**TASK BRIEF**
Your task is to reproduce, verbatim and without pictures, the lines from the opening of the listing through the line containing "const releaseStartHour = 16.5, releaseEndHour".

== DATA LINES

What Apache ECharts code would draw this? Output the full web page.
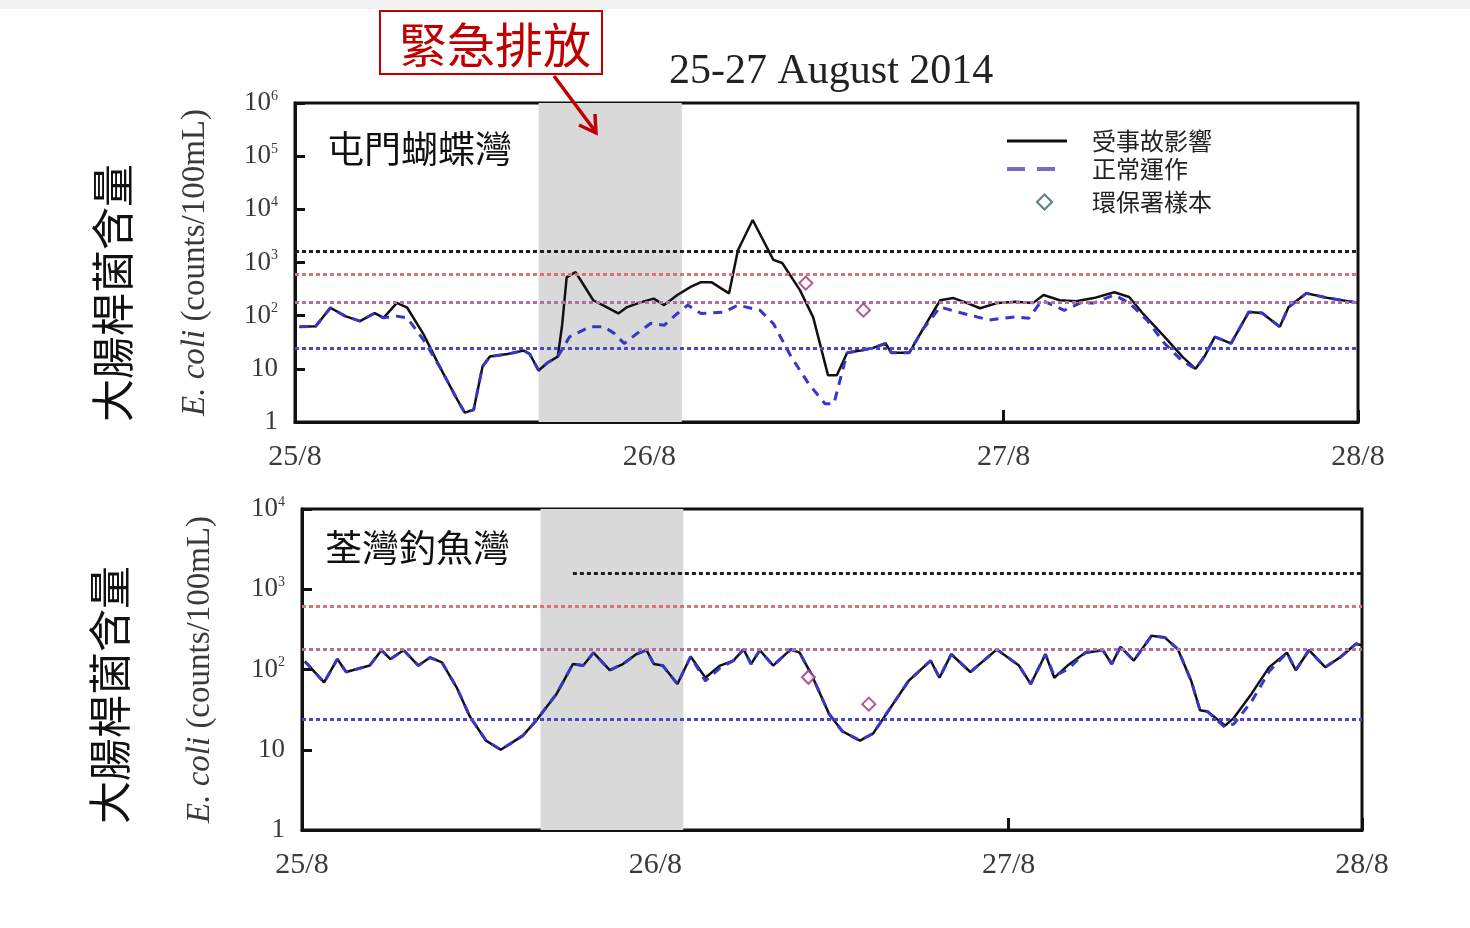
<!DOCTYPE html>
<html><head><meta charset="utf-8">
<script src="https://cdn.jsdelivr.net/npm/echarts/dist/echarts.min.js"></script>
<style>html,body{margin:0;padding:0;background:#fff}#c{width:1470px;height:928px}</style>
</head><body><div id="c"></div><script>
// ---- data ----
const dayLabels = ['25/8', '26/8', '27/8', '28/8'];
const thresholds = [1600, 610, 180, 24];
const releaseStartHour = 16.5, releaseEndHour = 26.2;

// Top panel: 屯門蝴蝶灣 (hours since 25/8 00:00, E. coli counts/100mL)
const tmAffectedHours = [0.3,1.4,2.4,3.4,4.4,5.4,6.0,6.9,7.6,8.7,9.8,11.0,11.5,12.1,12.7,13.2,14.4,15.5,15.9,16.5,17.1,17.8,18.1,18.4,19.0,19.5,20.2,21.1,21.9,22.5,23.4,24.3,25.0,25.9,26.8,27.5,28.2,29.4,30.0,31.0,32.4,33.0,34.2,35.1,36.1,36.7,37.4,38.3,39.2,40.0,40.4,41.6,42.5,43.7,44.6,45.5,46.4,47.6,48.8,50.0,50.7,51.8,52.9,54.1,55.5,56.5,57.4,58.9,60.1,61.0,61.6,62.3,63.4,64.6,65.5,66.7,67.3,68.5,70.0,72.0];
const tmAffectedValues = [62,63,141,98,79,112,91,174,141,45,11,2.6,1.5,1.7,11,17,19,22,19,9.3,13,17,69,525,661,398,195,145,110,145,178,209,158,245,347,427,427,263,1698,6310,1122,977,302,93,7.6,7.6,20,22,25,30,20,20,54,195,214,174,138,174,182,174,245,195,186,214,275,224,112,40,17,10,17,40,30,117,112,62,145,263,214,174];
const tmNormalHours = [0.3,1.4,2.4,3.4,4.4,5.4,6.0,6.9,7.6,8.7,9.8,11.0,11.5,12.1,12.7,13.2,14.4,15.5,15.9,16.5,17.1,17.8,18.6,20.0,20.9,21.6,22.3,23.2,24.1,25.0,25.9,26.6,27.5,29.1,30.0,31.5,32.4,33.6,34.8,35.9,36.5,37.4,38.3,39.2,40.0,40.4,41.6,42.5,43.7,44.9,47.0,48.8,49.7,50.6,52.1,53.2,54.1,55.5,56.5,57.7,58.9,60.1,61.0,61.6,62.3,63.4,64.6,65.5,66.7,67.3,68.5,70.0,72.0];
const tmNormalValues = [62,63,141,98,79,112,91,98,91,35,11,2.6,1.5,1.7,11,17,19,22,19,9.3,13,17,40,62,62,47,30,47,72,66,110,158,110,117,158,126,71,17,5.2,2.2,2.2,20,22,25,30,20,20,54,145,117,83,95,89,195,126,174,174,245,174,83,30,14,10,17,40,30,117,112,62,145,263,214,174];
const tmSampleHours = [34.6, 38.5];
const tmSampleValues = [410, 127];

// Bottom panel: 荃灣釣魚灣
const twAffectedHours = [0.2,1.5,2.4,3.0,4.6,5.4,6.0,6.9,7.9,8.7,9.5,10.5,11.4,12.5,13.5,15.0,15.9,17.3,18.4,19.1,19.8,20.9,21.8,22.7,23.4,23.9,24.5,25.5,26.4,27.4,28.4,29.3,30.0,30.5,31.1,32.0,33.2,33.8,34.6,35.8,36.7,37.9,38.8,40.0,41.2,42.7,43.3,44.1,45.4,47.2,48.7,49.5,50.5,51.1,52.0,53.2,54.4,55.0,55.6,56.5,57.7,58.6,59.5,60.4,61.0,61.5,62.7,63.3,64.5,65.7,66.9,67.5,68.4,69.5,70.5,71.6,72.0];
const twAffectedValues = [126,69,135,93,112,174,135,174,112,141,123,60,26,13,10,15,23,50,117,112,162,98,117,155,174,117,112,66,145,79,112,129,178,117,174,112,178,162,87,28,17,13,16,34,72,129,79,155,93,178,112,66,155,79,112,162,174,117,191,129,263,251,178,72,31,30,20,25,50,107,162,98,174,107,141,209,200];
const twNormalHours = twAffectedHours;
const twNormalValues = [126,69,135,93,112,174,135,174,112,141,123,60,26,13,10,15,23,50,117,112,162,98,117,155,174,117,112,66,145,72,105,129,178,117,174,112,178,162,87,28,17,13,16,34,72,129,79,155,93,178,112,66,155,83,100,162,174,117,191,129,263,251,178,72,31,30,19,21,40,95,162,98,174,107,141,209,200];
const twSampleHours = [34.4, 38.5];
const twSampleValues = [80, 37];

// ---- chart ----
const pair = (h, v) => h.map((x, i) => [x, v[i]]);
const serif = '"Liberation Serif", "DejaVu Serif", serif';
const cjk = '"Noto Sans CJK TC", "Noto Sans CJK SC", sans-serif';
const refColors = ['#1e1e28', '#dd7474', '#b07098', '#4848c8'];

function yLabel(v) {
  const e = Math.round(Math.log10(v));
  if (e === 0) return '1';
  if (e === 1) return '10';
  return '10{s|' + e + '}';
}
function xAxisCfg(gi) {
  return {
    gridIndex: gi, type: 'value', min: 0, max: 72, interval: 24,
    axisLine: { show: true, lineStyle: { color: '#111', width: 3 } },
    axisTick: { show: true, inside: true, length: 12, lineStyle: { color: '#111', width: 3 } },
    axisLabel: { formatter: v => dayLabels[Math.round(v / 24)], fontFamily: serif, fontSize: 30, color: '#3a3a3a', margin: 20 },
    splitLine: { show: false }
  };
}
function yAxisCfg(gi, max, split, gap) {
  return {
    gridIndex: gi, type: 'log', logBase: 10, min: 1, max: max, splitNumber: split,
    name: '{i|E. coli} (counts/100mL)', nameLocation: 'middle', nameGap: gap,
    nameTextStyle: { fontFamily: serif, fontSize: 33, color: '#3a3a3a',
      rich: { i: { fontStyle: 'italic', fontFamily: serif, fontSize: 33, color: '#3a3a3a' } } },
    axisLine: { show: true, lineStyle: { color: '#111', width: 3 } },
    axisTick: { show: true, inside: true, length: 10, lineStyle: { color: '#111', width: 3 } },
    minorTick: { show: false },
    axisLabel: { formatter: yLabel, fontFamily: serif, fontSize: 27, color: '#3a3a3a', margin: 17,
      rich: { s: { fontSize: 14, fontFamily: serif, color: '#3a3a3a', verticalAlign: 'top', padding: [0, 0, 14, 0] } } },
    splitLine: { show: false }
  };
}
function refLines(gi, firstStart) {
  return thresholds.map((t, i) => {
    const ls = { color: refColors[i], width: 3, type: [4, 3] };
    if (i === 0 && firstStart != null) {
      return [{ coord: [firstStart, t], lineStyle: ls }, { coord: [72, t] }];
    }
    return { yAxis: t, lineStyle: ls };
  });
}
function panelSeries(gi, aH, aV, nH, nV, sH, sV, firstStart, shadeShift) {
  return [
    { type: 'line', xAxisIndex: gi, yAxisIndex: gi, data: [], z: 1, silent: true,
      markArea: { silent: true, itemStyle: { color: '#d9d9d9' },
        data: [[{ xAxis: releaseStartHour + shadeShift }, { xAxis: releaseEndHour + shadeShift }]] } },
    { type: 'line', xAxisIndex: gi, yAxisIndex: gi, data: [], z: 2, silent: true,
      markLine: { silent: true, symbol: ['none', 'none'], label: { show: false },
        data: refLines(gi, firstStart) } },
    { name: '受事故影響', type: 'line', xAxisIndex: gi, yAxisIndex: gi, data: pair(aH, aV),
      symbol: 'none', z: 3, lineStyle: { color: '#111', width: 2.5 }, itemStyle: { color: '#111' } },
    { name: '正常運作', type: 'line', xAxisIndex: gi, yAxisIndex: gi, data: pair(nH, nV),
      symbol: 'none', z: 4, lineStyle: { color: '#3636c8', width: 3, type: [9, 7] }, itemStyle: { color: '#3636c8' } },
    { name: '環保署樣本', type: 'scatter', xAxisIndex: gi, yAxisIndex: gi, data: pair(sH, sV),
      symbol: 'emptyDiamond', symbolSize: 13, z: 5, itemStyle: { color: '#a02b7a', borderWidth: 2 } }
  ];
}

const legendText = { fontFamily: cjk, fontSize: 24, color: '#222' };
const chart = echarts.init(document.getElementById('c'));
chart.setOption({
  animation: false,
  backgroundColor: '#fff',
  title: { text: '25-27 August 2014', left: 664, top: 46,
    textStyle: { fontFamily: serif, fontSize: 42, fontWeight: 'normal', color: '#222' } },
  legend: [
    {
      orient: 'vertical', left: 1000, top: 124, itemWidth: 60, itemHeight: 14, itemGap: 4,
      selectedMode: false,
      textStyle: Object.assign({ padding: [0, 0, 0, 20] }, legendText),
      data: [
        { name: '受事故影響', itemStyle: { opacity: 0 }, lineStyle: { color: '#111', width: 3, type: 'solid' } },
        { name: '正常運作', itemStyle: { opacity: 0 }, lineStyle: { color: '#7070c8', width: 4, type: [18, 12] } }
      ]
    },
    {
      orient: 'vertical', left: 1031, top: 185, itemWidth: 15, itemHeight: 15,
      selectedMode: false,
      textStyle: Object.assign({ padding: [0, 0, 0, 35] }, legendText),
      data: [
        { name: '環保署樣本', icon: 'emptyDiamond', itemStyle: { color: '#2f5f6a', borderColor: '#2f5f6a', borderWidth: 2.5 } }
      ]
    }
  ],
  grid: [
    { left: 295, top: 103, width: 1063, height: 319, show: true, borderColor: '#111', borderWidth: 3, backgroundColor: '#fff' },
    { left: 302, top: 509, width: 1060, height: 321, show: true, borderColor: '#111', borderWidth: 3, backgroundColor: '#fff' }
  ],
  xAxis: [xAxisCfg(0), xAxisCfg(1)],
  yAxis: [yAxisCfg(0, 1e6, 6, 83), yAxisCfg(1, 1e4, 4, 85)],
  series: [
    ...panelSeries(0, tmAffectedHours, tmAffectedValues, tmNormalHours, tmNormalValues, tmSampleHours, tmSampleValues, null, 0),
    ...panelSeries(1, twAffectedHours, twAffectedValues, twNormalHours, twNormalValues, twSampleHours, twSampleValues, 18.4, -0.3)
  ],
  graphic: [
    { type: 'rect', shape: { x: 0, y: 0, width: 1470, height: 9 }, style: { fill: '#f2f2f2' }, silent: true },
    { type: 'rect', shape: { x: 380, y: 11, width: 222, height: 63 }, style: { fill: '#fff', stroke: '#c00000', lineWidth: 2 }, z: 100 },
    { type: 'text', x: 495, y: 45, z: 101, style: { text: '緊急排放', font: '48px ' + cjk, fill: '#c00000', align: 'center', verticalAlign: 'middle' } },
    { type: 'line', shape: { x1: 554, y1: 76, x2: 595, y2: 131 }, style: { stroke: '#c00000', lineWidth: 3.5 }, z: 100 },
    { type: 'polyline', shape: { points: [[579, 125], [596, 133], [595, 114]] }, style: { stroke: '#c00000', lineWidth: 3.5, fill: null }, z: 100 },
    { type: 'text', x: 327, y: 149, z: 100, style: { text: '屯門蝴蝶灣', font: '37px ' + cjk, fill: '#111', align: 'left', verticalAlign: 'middle' } },
    { type: 'text', x: 325, y: 548, z: 100, style: { text: '荃灣釣魚灣', font: '37px ' + cjk, fill: '#111', align: 'left', verticalAlign: 'middle' } },
    { type: 'text', x: 113, y: 293, rotation: Math.PI / 2, z: 100, style: { text: '大腸桿菌含量', font: '43px ' + cjk, fill: '#111', align: 'center', verticalAlign: 'middle' } },
    { type: 'text', x: 110, y: 695, rotation: Math.PI / 2, z: 100, style: { text: '大腸桿菌含量', font: '43px ' + cjk, fill: '#111', align: 'center', verticalAlign: 'middle' } }
  ]
});
</script></body></html>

====

**RESULT OF THE TASK**
What Apache ECharts code would draw this? Output the full web page.
<!DOCTYPE html>
<html><head><meta charset="utf-8">
<script src="https://cdn.jsdelivr.net/npm/echarts/dist/echarts.min.js"></script>
<style>html,body{margin:0;padding:0;background:#fff}#c{width:1470px;height:928px}</style>
</head><body><div id="c"></div><script>
// ---- data ----
const dayLabels = ['25/8', '26/8', '27/8', '28/8'];
const thresholds = [1600, 610, 180, 24];
const releaseStartHour = 16.5, releaseEndHour = 26.2;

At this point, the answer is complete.